Friday, November 14, 2008

If you look really, really, really, really hard you can just make it out... 

The Venezuelan Central Bank came out with its third quarter GDP numbers yesterday. Sadly, they are nothing to cheer about. Overall growth was a decidedly mediocre 4.6%.

What is so bad about 4.6% when the rest of the world seems to be in an outright meltdown these days you ask?

To see what is so bad about it lets back up a bit. The prime mover of the Venezuelan economy is oil. And this year Venezuelan oil has averaged about $95 per barrel versus $66 last year - this in spite of the recent dramatic drop in prices. That means the prime mover of the Venezuelan economy has jumped by a spectacular 50%.

Given that, the Venezuelan economy should be really cooking. Growth rates of around 9 or 10 percent would be what I would expect to see.
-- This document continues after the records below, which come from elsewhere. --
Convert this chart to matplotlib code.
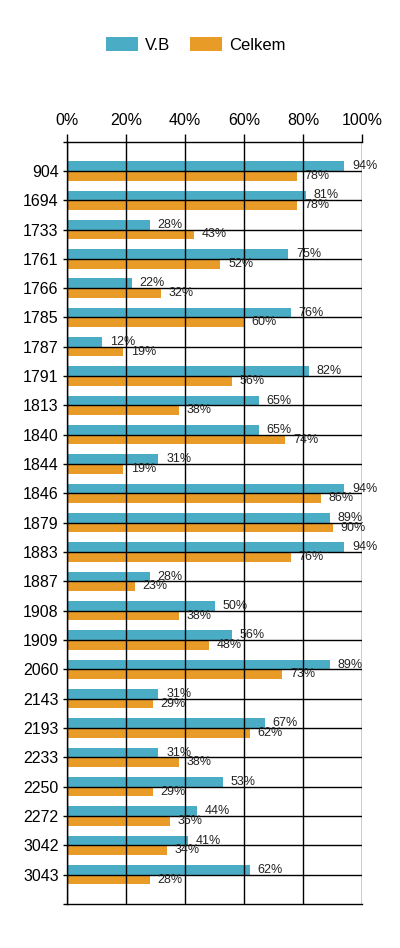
import matplotlib
matplotlib.use("Agg")
import matplotlib.pyplot as plt
import numpy as np

plt.rcParams['font.family'] = ['Liberation Sans', 'DejaVu Sans']

# Data
stations = ['904', '1694', '1733', '1761', '1766', '1785', '1787', '1791', '1813',
            '1840', '1844', '1846', '1879', '1883', '1887', '1908', '1909', '2060',
            '2143', '2193', '2233', '2250', '2272', '3042', '3043']
vb = [94, 81, 28, 75, 22, 76, 12, 82, 65, 65, 31, 94, 89, 94, 28, 50, 56, 89,
      31, 67, 31, 53, 44, 41, 62]
celkem = [78, 78, 43, 52, 32, 60, 19, 56, 38, 74, 19, 86, 90, 76, 23, 38, 48, 73,
          29, 62, 38, 29, 35, 34, 28]
x_ticks = [0, 20, 40, 60, 80, 100]

teal = '#4aacc5'
orange = '#e99b27'

fig = plt.figure(figsize=(4.0, 9.48), dpi=100)
ax = fig.add_axes([0.1675, 0.0464, 0.7375, 0.8043])

y = np.arange(len(stations))
h = 0.33
b1 = ax.barh(y - h / 2, vb, height=h, color=teal, label='V.B', zorder=2)
b2 = ax.barh(y + h / 2, celkem, height=h, color=orange, label='Celkem', zorder=2)

# value labels
for bars, vals in [(b1, vb), (b2, celkem)]:
    for bar, v in zip(bars, vals):
        ax.annotate(f'{v}%', (bar.get_width(), bar.get_y() + bar.get_height() / 2),
                    xytext=(5.5, 0), textcoords='offset points', va='center', ha='left',
                    fontsize=9, color='#222222', zorder=4)

ax.set_xlim(0, 100)
ax.set_ylim(25, -1)

# grid lines (black) on categories and percent ticks
for yy in y:
    ax.axhline(yy, color='black', linewidth=1, zorder=3)
for xx in x_ticks:
    ax.axvline(xx, color='black', linewidth=1, zorder=3)

ax.xaxis.tick_top()
ax.set_xticks(x_ticks)
ax.set_xticklabels([f'{t}%' for t in x_ticks])
ax.tick_params(axis='x', direction='out', length=6, width=1, pad=4, labelsize=11.5)

ax.set_yticks(np.arange(-1, 26))
ax.set_yticklabels([''] + stations + [''])
ax.tick_params(axis='y', direction='out', length=3, width=1, pad=3, labelsize=11.5)

for side in ['top', 'bottom', 'left', 'right']:
    ax.spines[side].set_linewidth(1)
    ax.spines[side].set_color('black')
ax.spines['right'].set_visible(False)

fig.legend(handles=[b1, b2], labels=['V.B', 'Celkem'], loc='center',
           bbox_to_anchor=(0.49, 1 - 45 / 948), ncol=2, frameon=False,
           fontsize=12, handlelength=1.9, handleheight=0.85,
           handletextpad=0.45, columnspacing=1.2)

fig.savefig('out.png', dpi=100, facecolor='white')
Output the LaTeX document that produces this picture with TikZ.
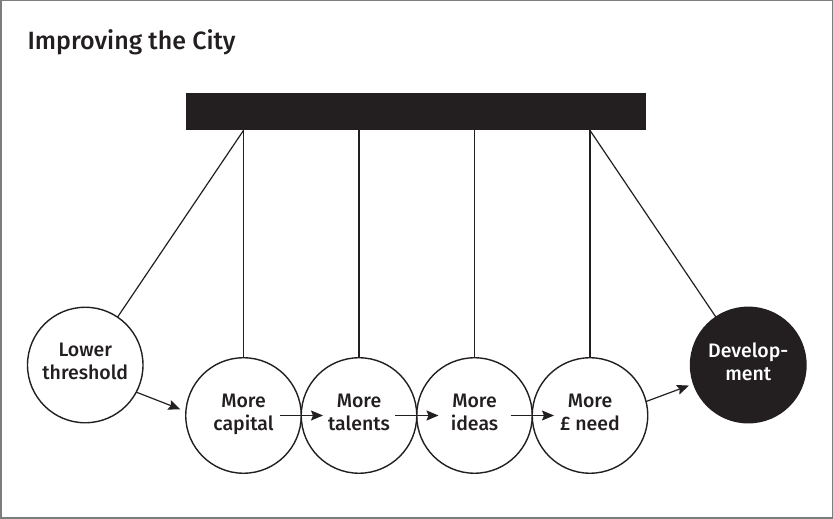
\documentclass[tikz,border=0pt]{standalone}
\usepackage{fontspec}
\setmainfont{Fira Sans Medium}
\usetikzlibrary{arrows.meta, positioning}
\definecolor{ink}{RGB}{35,31,32}
\definecolor{frame}{RGB}{125,125,125}

\begin{document}
\begin{tikzpicture}[
  x=1pt, y=1pt,
  ball/.style={circle, draw=ink, line width=1.4pt, minimum size=115.5pt,
               inner sep=0pt, outer sep=0pt, align=center, text=ink,
               font=\fontsize{19.5}{23}\selectfont,
               execute at begin node=\strut, execute at end node=\strut},
  devball/.style={ball, fill=ink, text=white},
  cord/.style={draw=ink, line width=1.2pt},
  push/.style={draw=ink, line width=1.2pt,
               -{Stealth[length=12pt, width=10pt, inset=2pt]}}
]
\useasboundingbox (0,0) rectangle (833,519);
\draw[frame, line width=1.5pt] (0.75,0.75) rectangle (832.25,518.25);

\node[anchor=base west, text=ink, font=\fontsize{25}{30}\selectfont]
  (title) at (24,469) {Improving the City};
\node[fill=ink, minimum width=460pt, minimum height=37pt, inner sep=0pt,
  anchor=north west] (bar) at (186,426) {};

% the row of hanging balls
\node[ball] (capital) at (243.5,103.5) {More\\capital};
\node[ball, right=0pt of capital] (talents) {More\\talents};
\node[ball, right=0pt of talents] (ideas) {More\\ideas};
\node[ball, right=0pt of ideas] (need) {More\\£ need};
\foreach \b in {capital,talents,ideas,need}{
  \coordinate (pivot-\b) at (\b |- bar.south);
  \draw[cord] (pivot-\b) -- (\b);
}

% the two balls swung out
\node[ball] (lower) at ([shift={(236:283)}]pivot-capital) {Lower\\threshold};
\node[devball] (dev) at ([shift={(-56:283)}]pivot-need) {Develop-\\ment};
\draw[cord] (pivot-capital) -- (lower);
\draw[cord] (pivot-need) -- (dev);

\draw[push, shorten >=6pt] (lower.-28) -- (capital.176);
\foreach \a/\b in {capital/talents, talents/ideas, ideas/need}
  \draw[push] ([xshift=36pt]\a.center) -- ([xshift=-36pt]\b.center);
\draw[push, shorten >=5pt] (need.14) -- (dev.199);
\end{tikzpicture}
\end{document}
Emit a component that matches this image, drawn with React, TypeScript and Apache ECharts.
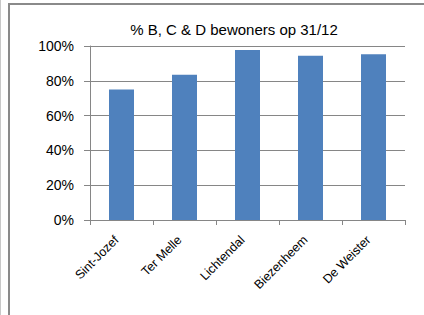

Why isn't that happening? Part of it is intentional policy on the part of the Venezuelan government. Recall that earlier this year the Venezuelan government got it in its head that inflation was public enemy number one. This led them to adopt a number of policies such as slowing government spending, raising interest rates, and raising banks capital requirements (boy don't some other governments now wish they had done this!!) among other things. They knew this would slow growth but thought it would also tamp down inflation.

As it turns out they were right about the former but horribly off the mark on the latter. Inflation continues unabated. But they did get the economy's growth rate to drop quite a bit!! Given what dimwits the people in charge of Venezuela's economy are they probably view this as a success.

However, the worst is yet to come. Sadly the BCV seems to have allowed its presentations to have become politicized with the intent of hiding information. We therefore note that in their press release they give growth rates for various economic sectors such as commerce, communications and construction. But they don't give the overall growth rate for manufacturing. Instead they give it for sub-segments of manufacturing some of which do have higher growth rates.

This led me to guess they were trying to hide something as the the growth rate of manufacturing, which for obvious reasons is a key number, had always been given before. Sadly, when I looked at the detailed numbers on the BCV site I saw that manufacturing growth was a paltry/pathetic/abysmal .3%. No wonder they wanted to hide it.

And be sure to read carefully, there is a decimal point there. It is not 3%; it is .3%.

That is, there was growth in manufacturing but such slow growth it was barely perceptible. So small is it that it is well below the population growth rate and there is simply no way Venezuela is going to develop this way.

Why is Venezuelan manufacturing flat lining?

There are almost certainly two reasons for this:

a) a highly distorted exchange rate makes manufacturing uncompetative with imports.


b) under investment in manufacturing.

Of course, we don't have exact numbers on all of the above. Venezuela for some reason doesn't see fit to publish investment numbers (in and of itself that is a bad sign). But under investment and a distorted exchange rate will lead to declining growth rates. And in fact that is what we are seeing - WELL BEFORE THE DECLINE IN OIL PRICES.

As the saying goes, the proof of the pudding is in the eating. Anyone who is willing to take an honest look at this should be able to see what the eating is like in this case.